Local–global buckling of cylindrical shells with wall thinning defects

Abstract

The influence of local thinning thickness defects on the buckling of cylindrical shells is investigated. A static buckling model of cylindrical shells with defects is established based on the Hamiltonian system. The complete symplectic eigensolutions of the cylindrical shell are superimposed to derive the buckling modes of the cylindrical shell with defects. A total of seven different cylindrical shells with axisymmetric and non-axisymmetric defects are considered. Local buckling modes can be captured by this new analytical model with symplectic methodology. By constraining the defect volume, the influence of different defect shapes on buckling of the cylindrical shell is investigated.
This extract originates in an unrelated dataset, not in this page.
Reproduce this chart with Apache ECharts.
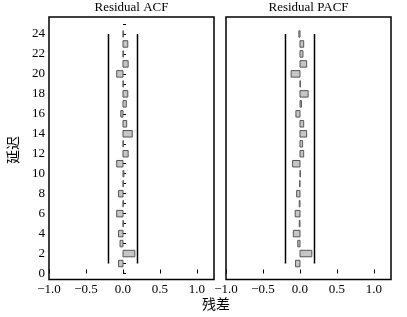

Comparing with step defects and parabolic defects, the analysis concludes that defects of exponential function are more harmful to buckling of cylindrical shells. Highlights This article establishes a cylindrical shell model with arbitrary thickness changes under the Hamiltonian system and evaluates the buckling characteristics of cylindrical shells with thickness defects. A new symplectic approach is developed where the symplectic eigensolutions of the complete cylindrical shell are superimposed to obtain the corresponding buckling modes. Local buckling modes can be captured by this new analytical model. The occurrence of local buckling often drives a significant decrease in critical buckling load. The effects of defect parameters including location, depth, and shape on structure buckling are determined and analyzed.